→ STATED GOAL
Quote the listing below in full and exactly as written, but omit every picture.

* * * * * * * * *

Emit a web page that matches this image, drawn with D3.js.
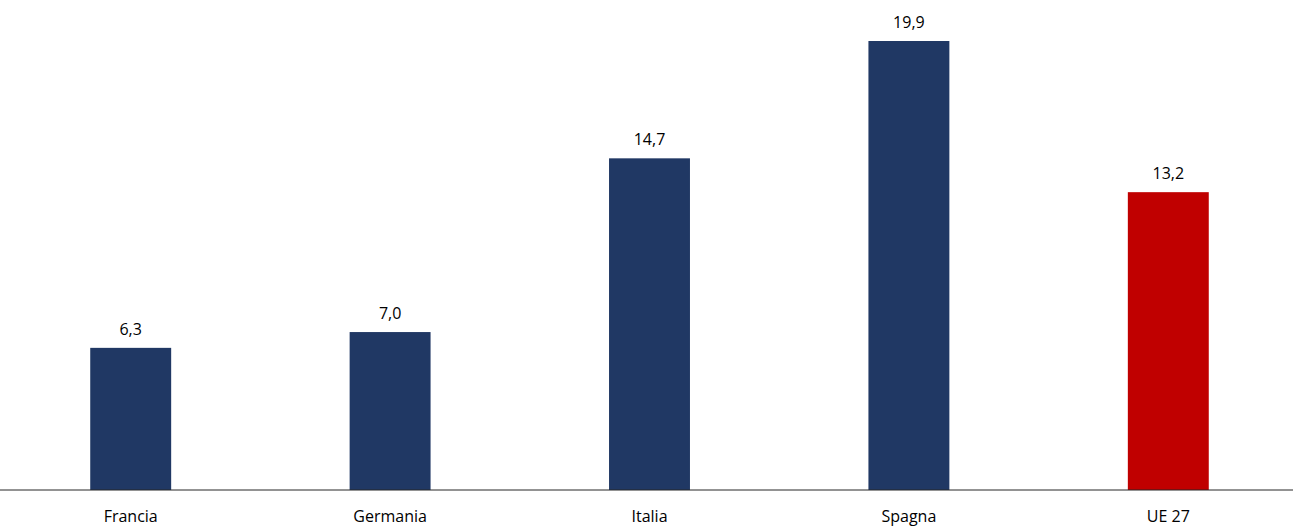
<!DOCTYPE html>
<html>
<head>
<meta charset="utf-8">
<script src="https://cdn.jsdelivr.net/npm/d3@7"></script>
<style>
  body { margin: 0; background: #fff; }
  text { font-family: "Open Sans", "Liberation Sans", sans-serif; font-size: 16px; fill: #000; }
</style>
</head>
<body>
<script>
const categories = ['Francia', 'Germania', 'Italia', 'Spagna', 'UE 27'];
const values = [6.3, 7.0, 14.7, 19.9, 13.2];
const barColors = ['#203864', '#203864', '#203864', '#203864', '#C00000'];

const width = 1293, height = 529;
const baseY = 490;

const svg = d3.select('body').append('svg')
    .attr('width', width)
    .attr('height', height);

const x = d3.scaleBand()
    .domain(categories)
    .range([1, 1298])
    .paddingInner(0.688)
    .paddingOuter(0.344);

const y = d3.scaleLinear()
    .domain([0, 19.9])
    .range([baseY, 41]);

// bars
svg.selectAll('rect.bar')
    .data(values)
    .enter().append('rect')
    .attr('class', 'bar')
    .attr('x', (d, i) => x(categories[i]))
    .attr('y', d => y(d))
    .attr('width', x.bandwidth())
    .attr('height', d => baseY - y(d))
    .attr('fill', (d, i) => barColors[i]);

// value labels
svg.selectAll('text.val')
    .data(values)
    .enter().append('text')
    .attr('class', 'val')
    .attr('x', (d, i) => x(categories[i]) + x.bandwidth() / 2)
    .attr('y', d => y(d) - 13)
    .attr('text-anchor', 'middle')
    .text(d => d.toFixed(1).replace('.', ','));

// axis
const axis = svg.append('g')
    .attr('transform', 'translate(0,' + baseY + ')')
    .call(d3.axisBottom(x).tickSize(0).tickPadding(21));
axis.select('.domain').attr('d', 'M0,0H' + width).attr('stroke', '#262626');
axis.selectAll('text')
    .style('font-family', '"Open Sans", "Liberation Sans", sans-serif')
    .style('font-size', '16px')
    .attr('fill', '#000');
</script>
</body>
</html>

* * * * * * * * *

→ ANSWER TO THIS TASK
Emit a web page that matches this image, drawn with D3.js.
<!DOCTYPE html>
<html>
<head>
<meta charset="utf-8">
<script src="https://cdn.jsdelivr.net/npm/d3@7"></script>
<style>
  body { margin: 0; background: #fff; }
  text { font-family: "Open Sans", "Liberation Sans", sans-serif; font-size: 16px; fill: #000; }
</style>
</head>
<body>
<script>
const categories = ['Francia', 'Germania', 'Italia', 'Spagna', 'UE 27'];
const values = [6.3, 7.0, 14.7, 19.9, 13.2];
const barColors = ['#203864', '#203864', '#203864', '#203864', '#C00000'];

const width = 1293, height = 529;
const baseY = 490;

const svg = d3.select('body').append('svg')
    .attr('width', width)
    .attr('height', height);

const x = d3.scaleBand()
    .domain(categories)
    .range([1, 1298])
    .paddingInner(0.688)
    .paddingOuter(0.344);

const y = d3.scaleLinear()
    .domain([0, 19.9])
    .range([baseY, 41]);

// bars
svg.selectAll('rect.bar')
    .data(values)
    .enter().append('rect')
    .attr('class', 'bar')
    .attr('x', (d, i) => x(categories[i]))
    .attr('y', d => y(d))
    .attr('width', x.bandwidth())
    .attr('height', d => baseY - y(d))
    .attr('fill', (d, i) => barColors[i]);

// value labels
svg.selectAll('text.val')
    .data(values)
    .enter().append('text')
    .attr('class', 'val')
    .attr('x', (d, i) => x(categories[i]) + x.bandwidth() / 2)
    .attr('y', d => y(d) - 13)
    .attr('text-anchor', 'middle')
    .text(d => d.toFixed(1).replace('.', ','));

// axis
const axis = svg.append('g')
    .attr('transform', 'translate(0,' + baseY + ')')
    .call(d3.axisBottom(x).tickSize(0).tickPadding(21));
axis.select('.domain').attr('d', 'M0,0H' + width).attr('stroke', '#262626');
axis.selectAll('text')
    .style('font-family', '"Open Sans", "Liberation Sans", sans-serif')
    .style('font-size', '16px')
    .attr('fill', '#000');
</script>
</body>
</html>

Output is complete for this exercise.